Effectivement, avant la Covid-19, une écrasante majorité d’entreprises n’avait pas d’achats ou de ventes en ligne. Pour les entreprises pratiquant l’e-commerce, les ventes en ligne représentent 30,9 % des ventes totales. Ces entreprises utilisent un mélange de plateformes en ligne avec 71,4 % utilisant une plateforme web conçue pour la vente, 37,3 % utilisant des plateformes de médias sociaux, 56,4 % utilisant le site web de l’établissement et 13,4 % utilisant une application pour Smartphone. Il est également important de noter que si la Covid-19 a conduit à une augmentation ou à l’introduction des ventes en ligne pour 34 % des entreprises dans le monde, à Maurice, seul un quart des entreprises a connu cette impulsion.

L’innovation de procédés est plus probable dans le secteur manufacturier, mais il existe un groupe d’entreprises qui innove systématiquement dans les produits, les procédés et les dépenses en R&D. Les entreprises qui investissent dans la R&D et l’innovation de procédés ont également tendance à entreprendre des innovations de produits. Celles-ci représentent environ 7,9 % et sont principalement concentrées dans le secteur manufacturier et la transformation alimentaire. D’un autre côté, les secteurs des services, ainsi que le secteur des textiles et des vêtements, ont un taux élevé d’innovation de produits axée sur le consommateur et moins d’innovation de processus axée sur l’efficacité.

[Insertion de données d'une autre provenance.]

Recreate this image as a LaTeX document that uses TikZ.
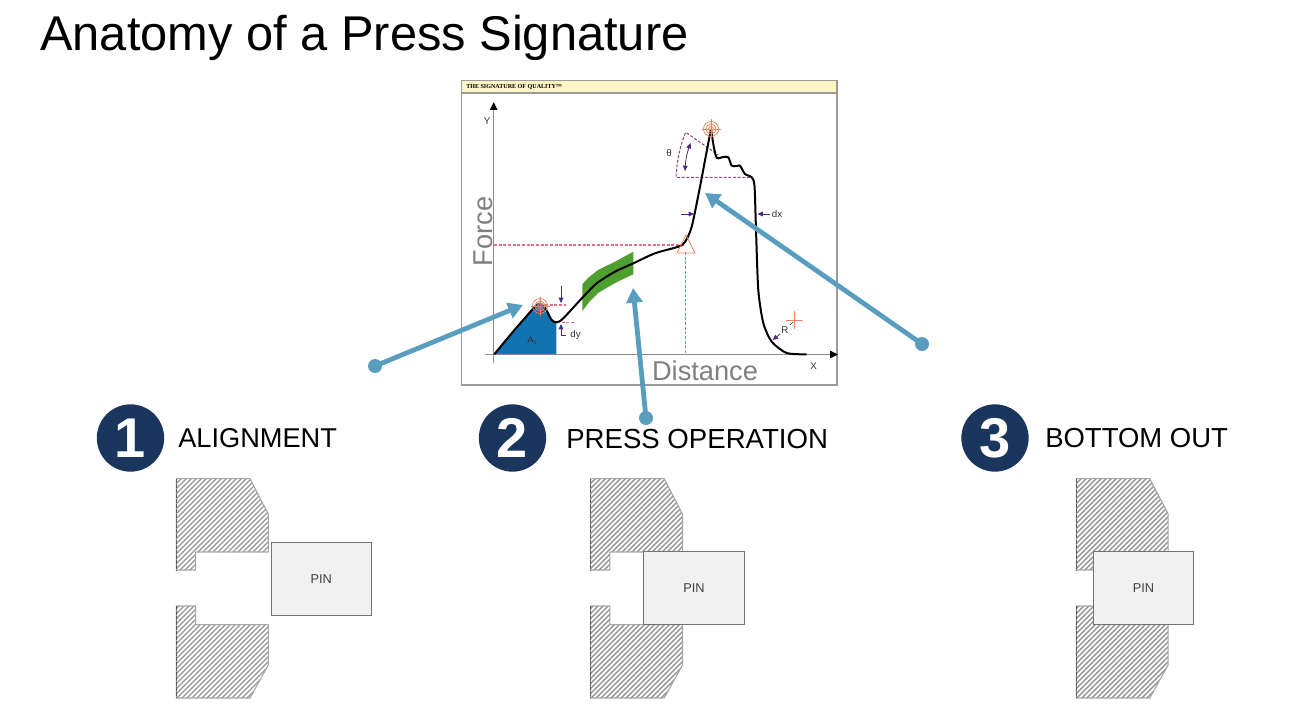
\documentclass[tikz,border=0pt]{standalone}
\usepackage{fontspec}
\setmainfont{Liberation Sans}
\newfontfamily\hdrfont{Liberation Serif}
\usetikzlibrary{arrows.meta,calc}
\definecolor{navy}{HTML}{1B365D}
\definecolor{callout}{HTML}{5A9EBF}
\definecolor{frameg}{HTML}{9A9A9A}
\definecolor{hdr}{HTML}{FBF6C4}
\definecolor{areablue}{HTML}{1273B2}
\definecolor{bandgreen}{HTML}{4F9E30}
\definecolor{target}{HTML}{E8855A}
\definecolor{pinkdash}{HTML}{E0708A}
\definecolor{dimpurple}{HTML}{4A2A7A}
\definecolor{hatchg}{HTML}{959595}
\definecolor{axisgrey}{HTML}{808080}
\definecolor{pinfill}{HTML}{F1F1F1}
\tikzset{
  x=0.75pt,y=-0.75pt,
  numdot/.style={circle,fill=navy,minimum size=50.5pt,inner sep=0pt,text=white,font=\fontsize{42}{42}\selectfont\bfseries},
  stagelabel/.style={anchor=west,inner sep=0pt,text=black},
  axislabel/.style={inner sep=0pt,font=\fontsize{20.4}{22}\selectfont,text=axisgrey},
  smalllabel/.style={inner sep=0pt,font=\fontsize{7.3}{8}\selectfont,text=black!80},
  pinbox/.style={draw=black!55,line width=.8pt,fill=pinfill,minimum width=75.4pt,minimum height=54.8pt,inner sep=0pt,font=\fontsize{9.6}{11}\selectfont,text=black!75},
  calloutline/.style={draw=callout,line width=3.6pt,-{Triangle[length=11pt,width=12pt]}},
  calloutdot/.style={circle,fill=callout,minimum size=10.5pt,inner sep=0pt},
  axisline/.style={draw=black!45,line width=1pt},
  axistip/.style={-{Triangle[length=6pt,width=5.5pt,color=black]}},
  curve/.style={draw=black,line width=1.5pt,line join=round},
  pinkline/.style={draw=pinkdash,line width=.8pt,dash pattern=on 2.2pt off 1.3pt},
  wedge/.style={draw=dimpurple!55!pinkdash,line width=.8pt,dash pattern=on 2.2pt off 1.3pt},
  dimarrow/.style={draw=dimpurple,line width=.6pt,-{Triangle[length=4pt,width=3.5pt]}},
  targetring/.style={draw=target,line width=.6pt},
  hatchedge/.style={draw=black!35,line width=.8pt,line join=round},
  darkedge/.style={draw=black!65,line width=1.1pt,dash pattern=on 3pt off .8pt},
}
\newcommand{\upperblock}{(176.5,478.7) -- (250,478.7) -- (268.3,514) -- (268.3,552) -- (195.7,552) -- (195.7,570) -- (176.5,570) -- cycle}
\newcommand{\lowerblock}{(176.5,606) -- (195.7,606) -- (195.7,624.7) -- (268.3,624.7) -- (268.3,665) -- (250,698) -- (176.5,698) -- cycle}
\newcommand{\hatchlines}{%
  \foreach \k in {650,655,...,970}{\draw[draw=hatchg,line width=1.05pt] (\k-700,700) -- (\k-470,470);}}
\newcommand{\dieblock}[1]{%
  \begin{scope}[shift={(#1,0)}]
    \begin{scope}\clip \upperblock; \hatchlines \end{scope}
    \begin{scope}\clip \lowerblock; \hatchlines \end{scope}
    \draw[hatchedge] \upperblock;
    \draw[hatchedge] \lowerblock;
    \draw[darkedge] (176.5,478.7) -- (176.5,570);
    \draw[darkedge] (176.5,606) -- (176.5,698);
  \end{scope}}
\newcommand{\bullseye}[1]{%
  \foreach \r in {2.5,5,7.5}{\draw[targetring] (#1) circle[radius=\r];}
  \draw[targetring] ($(#1)+(-9.5,0)$) -- ($(#1)+(9.5,0)$);
  \draw[targetring] ($(#1)+(0,-9.5)$) -- ($(#1)+(0,9.5)$);}
\begin{document}
\begin{tikzpicture}
\useasboundingbox[fill=white] (0,0) rectangle (1295,709);

\node[anchor=base west,inner sep=0pt,font=\fontsize{36.6}{40}\selectfont] (title) at (40,51) {Anatomy of a Press Signature};

% chart frame
\draw[draw=frameg,line width=1pt,fill=white] (461.5,80.5) rectangle (837,385);
\draw[draw=frameg,line width=1pt,fill=hdr] (461.5,80.5) rectangle (837,93);
\node[anchor=west,inner sep=0pt,font=\hdrfont\fontsize{4.55}{5}\selectfont\bfseries] (hdrtext) at (466,87) {THE SIGNATURE OF QUALITY™};

% fills
\fill[areablue] plot[smooth,tension=.4] coordinates {(494.3,354.3) (513,331.7) (535,306.7) (540,304.3) (545,307.7) (551.7,319) (556.3,322.3)} -- (556.3,354.5) -- cycle;
\fill[bandgreen] (582.3,284.3) -- (588,278) -- (598,270) -- (615,261.7) -- (633.3,251.7) -- (633.3,274.3) -- (615,283) -- (598,293) -- (590,301) -- (582.3,311) -- cycle;

% axes
\coordinate (ytop) at (493.7,102);
\coordinate (ybot) at (493.7,363);
\coordinate (xleft) at (485,354.5);
\coordinate (xright) at (838,354.5);
\draw[axisline,axistip] (ybot) -- (ytop);
\draw[axisline,axistip] (xleft) -- (xright);
\node[smalllabel] (ylab) at (487,121) {Y};
\node[smalllabel] (xlab) at (813.5,366) {X};

% dashed guides
\draw[pinkline] (494,245) -- (685,245);
\draw[pinkline] (685.5,252) -- (685.5,354);
\draw[pinkline] (545,305) -- (566,305);
\draw[pinkline] (557,322.5) -- (574,322.5);
\draw[wedge] (750,177.3) -- (676,177.3) .. controls (677,160) and (680,146) .. (685.7,132.3) -- (718.3,155);

% signature curve
\draw[curve] plot[smooth,tension=.45] coordinates {(494.3,354.3) (513,331.7) (535,306.7) (540,304.3) (545,307.7) (551.7,320) (556.7,322.3) (563.3,318.3) (583.3,296.7) (596.7,283.3) (615,271.7) (633.3,263.3) (655,253.3) (678.3,246.7) (685,242) (691.7,226.7) (700,186.7) (706,155) (711,129)};
\draw[curve] plot[smooth,tension=.45] coordinates {(711,129) (714,148) (717,158) (723,157) (728.3,157.3) (731.7,165.7) (737,166) (740,165.7) (745,174) (751.7,177.3) (754.5,186) (756,230) (758.3,290) (763.3,323) (771.7,341.7) (786.7,353) (806.7,354.3)};

% targets and markers
\bullseye{540,306}
\bullseye{711,129}
\fill[black!45,opacity=.6] (540,306) circle[radius=4];
\draw[targetring] (686,235) -- (677,253) -- (695,253) -- cycle;

% dimension marks
\draw[dimarrow] (561,286) -- (561,303);
\draw[dimarrow] (566,335) -- (561,335) -- (561,324);
\draw[dimarrow] (681,214) -- (694,214);
\draw[dimarrow] (770,214) -- (757.5,214);
\draw[dimarrow,{Triangle[length=4pt,width=3.5pt]}-{Triangle[length=4pt,width=3.5pt]}] (690.5,143) to[bend right=8] (685,171);
\draw[dimarrow] (780,334) -- (772.7,340);
\draw[draw=target,line width=.6pt] (786,320.7) -- (803,320.7);
\draw[draw=target,line width=.6pt] (794.4,311) -- (794.4,329);
\draw[draw=dimpurple,line width=.5pt,densely dashed] (790,325) -- (794,321);

\node[smalllabel] (alab) at (532,340.5) {A\raisebox{-1pt}{\fontsize{4}{4}\selectfont 1}};
\node[smalllabel] (dylab) at (575.5,335) {dy};
\node[smalllabel] (dxlab) at (777,214) {dx};
\node[smalllabel] (thlab) at (669,153) {θ};
\node[smalllabel] (rlab) at (785,330) {R};

% overlaid axis titles
\node[axislabel,rotate=90] (force) at (483,231.5) {Force};
\node[axislabel] (distance) at (705,370.5) {Distance};

% callouts
\node[calloutdot] (dotone) at (375,366) {};
\node[calloutdot] (dottwo) at (646,418) {};
\node[calloutdot] (dotthree) at (922,344) {};
\coordinate (tipone) at (523,305);
\coordinate (tiptwo) at (633,288);
\coordinate (tipthree) at (705,193);
\draw[calloutline] (dotone.center) -- (tipone);
\draw[calloutline] (dottwo.center) -- (tiptwo);
\draw[calloutline] (dotthree.center) -- (tipthree);

% stage headings
\node[numdot] (numone) at (130.5,438) {1};
\node[numdot] (numtwo) at (512.5,438) {2};
\node[numdot] (numthree) at (995,438) {3};
\node[stagelabel,font=\fontsize{20.4}{22}\selectfont] (stageone) at (178,438.5) {ALIGNMENT};
\node[stagelabel,font=\fontsize{20.7}{22}\selectfont] (stagetwo) at (566,438.5) {PRESS OPERATION};
\node[stagelabel,font=\fontsize{20.6}{22}\selectfont] (stagethree) at (1045,438.5) {BOTTOM OUT};

% dies and pins
\dieblock{0}
\dieblock{414.2}
\dieblock{899.8}
\node[pinbox] (pinone) at (321.3,579) {PIN};
\node[pinbox] (pintwo) at (694,588.3) {PIN};
\node[pinbox] (pinthree) at (1143.5,588.3) {PIN};
\end{tikzpicture}
\end{document}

D’un autre côté, l’innovation en matière de produits consiste principalement à améliorer la qualité, la variété et l’esthétique. Les entreprises ont également montré une tendance à adapter des produits d’autres segments et à les introduire dans de nouveaux segments. En termes d’innovation de processus, les entreprises semblent se concentrer davantage sur l’absorption de la technologie. Les entreprises qui ont introduit de nouvelles machines ont généralement acheté ces dernières au lieu de les développer en interne. Les grandes entreprises ont une plus grande propension à apporter des innovations en termes de produits et de processus et dépensent beaucoup plus en R&D.

Les secteurs Tic et des services sont plus enclins à introduire des innovations de produits. Les entreprises manufacturières sont, elles, plus susceptibles d’innover au niveau des produits et des procédés «nouveaux pour le marché». Les entreprises manufacturières ont une plus forte propension à investir dans la R&D. Les entreprises de l’industrie alimentaire, en particulier, investissent beaucoup dans la R&D, ce qui peut expliquer pourquoi leur productivité est plus élevée. Les secteurs des services, notamment le commerce de détail et les transports, sont moins enclins à investir dans la R&D. Une analyse plus poussée en fonction des caractéristiques des entreprises a montré que les entreprises exportatrices, celles appartenant à un conglomérat et celles qui réalisent des investissements directs à l’étranger sont plus susceptibles d’introduire de nouveaux produits ou services, d’innover en matière de processus ou de dépenser dans la R&D.

À ce sujet, le Mauritius Research and Innovation Council (MRIC) propose plusieurs programmes visant à stimuler la créativité, l’innovation et la recherche au sein des entreprises mauriciennes. Des fonds ont d’ailleurs été affectés au financement d’entreprises innovantes et au développement d’idées novatrices.

Ainsi, le renforcement des capacités des acteurs publics et privés chargés de concevoir et de mettre en œuvre des stratégies d’innovation est une condition préalable à une transformation réussie. L’innovation bénéficie de l’interaction d’experts ayant des points de vue ou des antécédents différents. Donc, l’amélioration de la diversité, de l’équité et de l’inclusion dans l’ensemble de la chaîne d’innovation sera fondamentale pour élargir le vivier de talents potentiels, améliorer la capacité des nouvelles solutions à refléter les besoins de la société.